>> Begin

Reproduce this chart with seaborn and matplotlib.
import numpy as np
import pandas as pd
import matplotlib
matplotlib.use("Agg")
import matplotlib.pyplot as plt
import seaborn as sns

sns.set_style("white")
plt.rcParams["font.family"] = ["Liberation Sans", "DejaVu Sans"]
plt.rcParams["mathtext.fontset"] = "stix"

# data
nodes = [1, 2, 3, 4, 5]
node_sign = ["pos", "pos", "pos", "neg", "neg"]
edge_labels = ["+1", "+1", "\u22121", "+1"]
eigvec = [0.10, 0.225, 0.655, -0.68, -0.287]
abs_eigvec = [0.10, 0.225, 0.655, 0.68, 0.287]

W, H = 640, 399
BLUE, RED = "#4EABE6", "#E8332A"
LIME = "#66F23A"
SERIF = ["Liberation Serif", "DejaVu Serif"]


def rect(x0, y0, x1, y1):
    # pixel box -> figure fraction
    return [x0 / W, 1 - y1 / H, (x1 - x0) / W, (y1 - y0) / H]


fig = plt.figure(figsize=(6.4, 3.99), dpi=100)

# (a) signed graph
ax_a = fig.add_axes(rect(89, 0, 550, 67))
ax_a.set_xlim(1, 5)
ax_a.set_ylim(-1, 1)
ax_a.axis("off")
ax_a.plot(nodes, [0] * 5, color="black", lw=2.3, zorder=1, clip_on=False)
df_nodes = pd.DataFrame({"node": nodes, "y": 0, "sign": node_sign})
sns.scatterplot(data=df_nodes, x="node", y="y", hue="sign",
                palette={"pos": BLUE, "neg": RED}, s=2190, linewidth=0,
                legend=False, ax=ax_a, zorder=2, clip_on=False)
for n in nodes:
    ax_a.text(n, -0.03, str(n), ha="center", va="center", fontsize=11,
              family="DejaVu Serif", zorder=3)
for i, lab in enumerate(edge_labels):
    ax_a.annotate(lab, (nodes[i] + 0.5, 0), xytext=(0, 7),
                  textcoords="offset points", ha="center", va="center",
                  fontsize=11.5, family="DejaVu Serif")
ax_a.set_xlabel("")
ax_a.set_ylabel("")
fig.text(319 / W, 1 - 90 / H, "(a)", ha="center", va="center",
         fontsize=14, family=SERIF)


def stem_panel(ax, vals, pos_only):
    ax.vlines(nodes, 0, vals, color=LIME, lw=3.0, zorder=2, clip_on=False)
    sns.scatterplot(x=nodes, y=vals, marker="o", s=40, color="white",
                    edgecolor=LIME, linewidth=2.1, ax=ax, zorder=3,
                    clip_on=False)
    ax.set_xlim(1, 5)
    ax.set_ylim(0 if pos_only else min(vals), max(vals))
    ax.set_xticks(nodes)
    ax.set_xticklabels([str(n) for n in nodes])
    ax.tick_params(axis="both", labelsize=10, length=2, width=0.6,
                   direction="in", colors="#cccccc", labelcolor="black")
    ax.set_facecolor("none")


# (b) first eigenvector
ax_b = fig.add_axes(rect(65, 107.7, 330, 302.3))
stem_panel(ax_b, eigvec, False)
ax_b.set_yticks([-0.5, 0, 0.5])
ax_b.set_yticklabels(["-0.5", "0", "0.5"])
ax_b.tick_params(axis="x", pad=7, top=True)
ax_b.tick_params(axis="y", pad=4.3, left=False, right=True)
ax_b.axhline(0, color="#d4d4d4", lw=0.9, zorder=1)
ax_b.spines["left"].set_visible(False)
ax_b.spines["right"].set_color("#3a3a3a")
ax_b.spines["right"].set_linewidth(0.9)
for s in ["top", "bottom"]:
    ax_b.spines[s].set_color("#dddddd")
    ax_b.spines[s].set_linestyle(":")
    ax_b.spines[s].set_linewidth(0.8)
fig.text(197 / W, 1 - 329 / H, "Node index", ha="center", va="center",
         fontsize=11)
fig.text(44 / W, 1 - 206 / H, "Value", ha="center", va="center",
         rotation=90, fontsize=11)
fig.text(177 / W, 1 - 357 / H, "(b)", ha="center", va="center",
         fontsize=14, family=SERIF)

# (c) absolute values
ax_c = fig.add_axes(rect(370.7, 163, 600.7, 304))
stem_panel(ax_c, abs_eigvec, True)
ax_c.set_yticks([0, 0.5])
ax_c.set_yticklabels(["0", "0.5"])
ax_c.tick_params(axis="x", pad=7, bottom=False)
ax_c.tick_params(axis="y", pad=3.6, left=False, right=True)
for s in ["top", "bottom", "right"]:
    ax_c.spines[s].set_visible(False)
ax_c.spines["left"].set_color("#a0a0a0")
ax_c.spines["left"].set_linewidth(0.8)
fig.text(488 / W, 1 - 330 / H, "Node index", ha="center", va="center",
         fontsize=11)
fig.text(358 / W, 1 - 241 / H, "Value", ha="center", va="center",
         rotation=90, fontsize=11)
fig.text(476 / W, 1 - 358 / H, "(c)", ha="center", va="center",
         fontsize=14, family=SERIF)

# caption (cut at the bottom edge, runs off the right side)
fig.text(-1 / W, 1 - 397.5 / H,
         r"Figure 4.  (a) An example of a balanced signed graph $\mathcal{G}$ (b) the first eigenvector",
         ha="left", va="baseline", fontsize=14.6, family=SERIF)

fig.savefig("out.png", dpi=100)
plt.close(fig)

>> End
>> Begin

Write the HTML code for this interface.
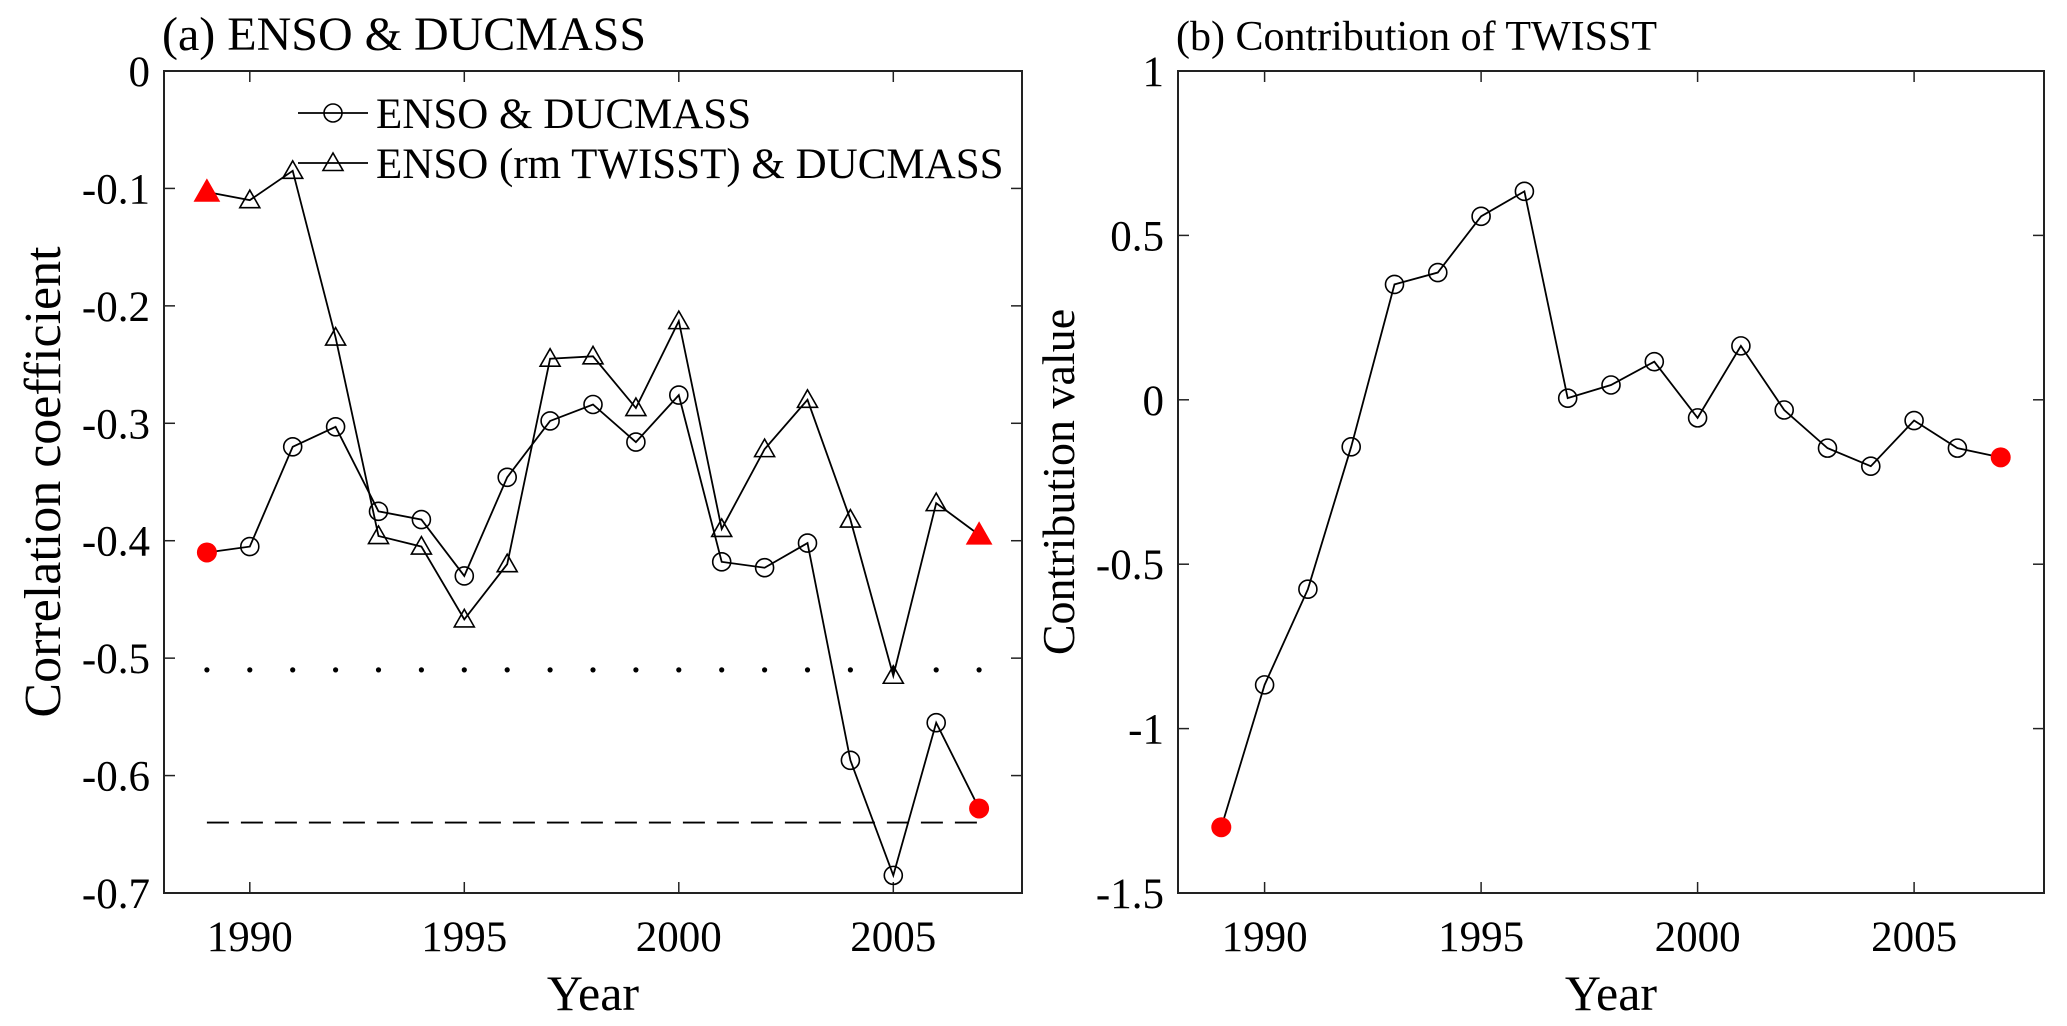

>> End

* TASK *
The lines to quote run from the one containing "Reproduce this chart" to the one containing "import seaborn as sns". Quote them exactly, with both of those lines, and nothing else.

* FINAL RESULT *
Reproduce this chart with seaborn and matplotlib.
import numpy as np
import pandas as pd
import matplotlib
matplotlib.use("Agg")
import matplotlib.pyplot as plt
import seaborn as sns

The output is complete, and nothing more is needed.